**WRITTEN TASK**
Print exactly the lines that run from the line containing "Generate a Python" to the line containing "plt.rcParams['font.family'] = ['Liberation", both included, and nothing else; pictures stay out.

**EXTRACTED DATA**
■ ■ ■ ■ ■
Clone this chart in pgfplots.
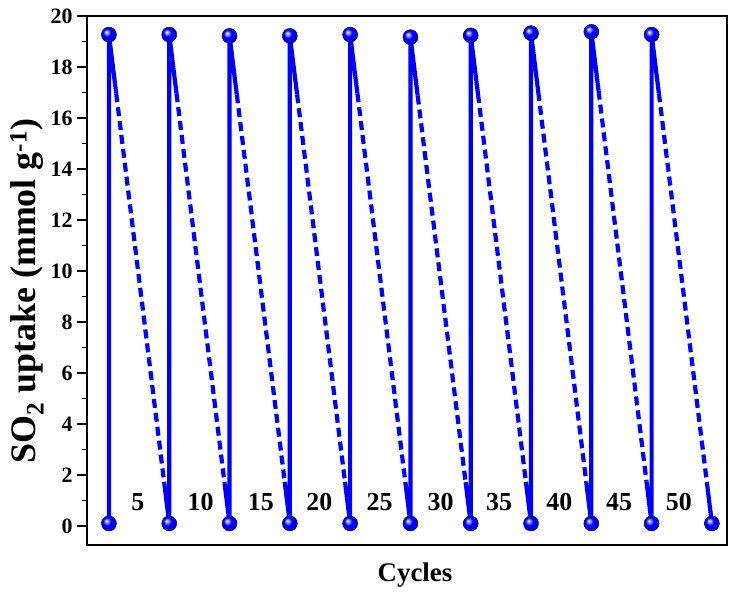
■ ■ ■ ■ ■
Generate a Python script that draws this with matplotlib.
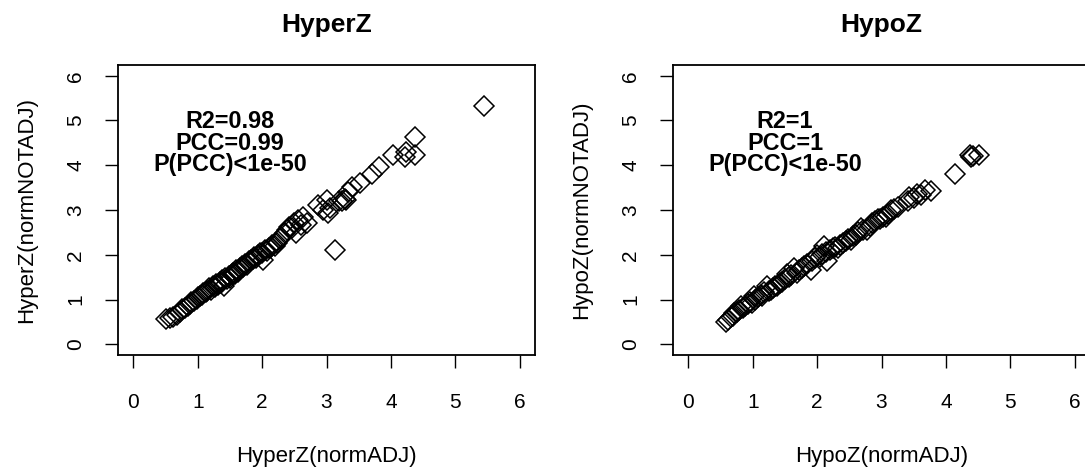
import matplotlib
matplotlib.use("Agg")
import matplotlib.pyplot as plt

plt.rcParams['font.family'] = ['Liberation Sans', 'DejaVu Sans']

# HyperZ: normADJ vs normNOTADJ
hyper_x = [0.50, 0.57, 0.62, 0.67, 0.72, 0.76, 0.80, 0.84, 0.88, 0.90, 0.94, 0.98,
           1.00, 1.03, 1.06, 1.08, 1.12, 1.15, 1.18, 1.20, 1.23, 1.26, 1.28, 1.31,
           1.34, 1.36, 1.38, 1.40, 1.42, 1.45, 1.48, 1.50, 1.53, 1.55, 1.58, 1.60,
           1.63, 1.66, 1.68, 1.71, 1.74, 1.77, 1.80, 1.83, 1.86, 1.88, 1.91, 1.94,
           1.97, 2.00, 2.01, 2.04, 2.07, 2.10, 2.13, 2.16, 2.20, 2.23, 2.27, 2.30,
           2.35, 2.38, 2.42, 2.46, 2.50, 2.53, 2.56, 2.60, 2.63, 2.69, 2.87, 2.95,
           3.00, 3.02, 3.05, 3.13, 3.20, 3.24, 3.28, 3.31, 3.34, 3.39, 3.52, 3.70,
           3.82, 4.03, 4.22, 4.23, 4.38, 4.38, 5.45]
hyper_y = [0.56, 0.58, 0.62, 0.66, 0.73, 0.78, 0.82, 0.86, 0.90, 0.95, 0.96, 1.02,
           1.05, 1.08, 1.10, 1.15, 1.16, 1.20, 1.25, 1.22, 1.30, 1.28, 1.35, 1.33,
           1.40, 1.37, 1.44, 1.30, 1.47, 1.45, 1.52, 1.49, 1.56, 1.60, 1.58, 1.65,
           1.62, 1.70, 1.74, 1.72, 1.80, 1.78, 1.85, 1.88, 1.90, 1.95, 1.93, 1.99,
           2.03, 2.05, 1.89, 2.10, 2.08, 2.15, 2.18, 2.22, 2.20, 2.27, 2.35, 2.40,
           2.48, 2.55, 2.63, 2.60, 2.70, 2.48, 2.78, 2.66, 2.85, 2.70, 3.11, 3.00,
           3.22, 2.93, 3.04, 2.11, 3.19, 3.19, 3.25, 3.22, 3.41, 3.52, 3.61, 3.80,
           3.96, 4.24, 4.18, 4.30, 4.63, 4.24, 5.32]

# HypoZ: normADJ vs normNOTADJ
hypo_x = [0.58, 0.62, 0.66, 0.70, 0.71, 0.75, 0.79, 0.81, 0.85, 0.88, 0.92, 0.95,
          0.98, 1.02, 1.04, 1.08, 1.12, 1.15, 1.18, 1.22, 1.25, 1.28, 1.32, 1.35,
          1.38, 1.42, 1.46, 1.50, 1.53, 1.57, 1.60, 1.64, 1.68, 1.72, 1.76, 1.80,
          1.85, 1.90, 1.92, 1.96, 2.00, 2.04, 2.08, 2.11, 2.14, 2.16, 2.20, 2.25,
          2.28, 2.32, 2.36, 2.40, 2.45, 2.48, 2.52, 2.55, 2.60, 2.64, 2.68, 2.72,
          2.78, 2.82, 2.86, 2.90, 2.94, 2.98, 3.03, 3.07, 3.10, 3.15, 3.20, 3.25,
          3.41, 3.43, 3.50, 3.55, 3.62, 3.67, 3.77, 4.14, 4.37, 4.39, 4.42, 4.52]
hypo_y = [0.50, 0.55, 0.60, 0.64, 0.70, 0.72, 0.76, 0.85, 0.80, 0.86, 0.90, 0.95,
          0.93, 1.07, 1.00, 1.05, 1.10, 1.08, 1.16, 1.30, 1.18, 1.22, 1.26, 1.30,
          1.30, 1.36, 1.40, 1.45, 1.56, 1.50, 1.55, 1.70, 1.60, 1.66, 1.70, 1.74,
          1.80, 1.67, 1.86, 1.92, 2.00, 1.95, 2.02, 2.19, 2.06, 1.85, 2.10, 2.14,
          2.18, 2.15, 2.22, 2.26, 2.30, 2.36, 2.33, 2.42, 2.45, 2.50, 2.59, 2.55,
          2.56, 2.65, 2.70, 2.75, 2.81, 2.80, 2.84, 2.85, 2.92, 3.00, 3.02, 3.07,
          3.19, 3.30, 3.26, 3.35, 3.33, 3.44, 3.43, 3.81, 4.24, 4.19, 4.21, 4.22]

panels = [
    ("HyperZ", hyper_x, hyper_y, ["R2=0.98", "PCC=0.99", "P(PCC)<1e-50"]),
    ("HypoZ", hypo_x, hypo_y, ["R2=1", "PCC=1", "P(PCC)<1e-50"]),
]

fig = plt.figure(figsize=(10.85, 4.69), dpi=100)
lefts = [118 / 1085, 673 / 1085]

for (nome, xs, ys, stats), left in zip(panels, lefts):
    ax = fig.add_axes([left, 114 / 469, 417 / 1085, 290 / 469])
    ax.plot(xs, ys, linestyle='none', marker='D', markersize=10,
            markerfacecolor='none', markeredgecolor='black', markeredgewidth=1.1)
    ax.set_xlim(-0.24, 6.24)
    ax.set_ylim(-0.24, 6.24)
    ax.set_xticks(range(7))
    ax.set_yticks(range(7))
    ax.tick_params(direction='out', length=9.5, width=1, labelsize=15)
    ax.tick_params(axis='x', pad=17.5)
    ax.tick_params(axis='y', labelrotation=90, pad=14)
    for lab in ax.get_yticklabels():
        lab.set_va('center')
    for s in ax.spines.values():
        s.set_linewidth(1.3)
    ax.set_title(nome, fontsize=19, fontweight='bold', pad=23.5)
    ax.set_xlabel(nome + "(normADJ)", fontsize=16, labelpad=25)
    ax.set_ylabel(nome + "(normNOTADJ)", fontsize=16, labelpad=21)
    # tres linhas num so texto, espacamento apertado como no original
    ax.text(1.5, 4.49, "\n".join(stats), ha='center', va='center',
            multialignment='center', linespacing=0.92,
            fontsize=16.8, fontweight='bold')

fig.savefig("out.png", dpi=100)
■ ■ ■ ■ ■
**CORRECT RESULT**
Generate a Python script that draws this with matplotlib.
import matplotlib
matplotlib.use("Agg")
import matplotlib.pyplot as plt

plt.rcParams['font.family'] = ['Liberation Sans', 'DejaVu Sans']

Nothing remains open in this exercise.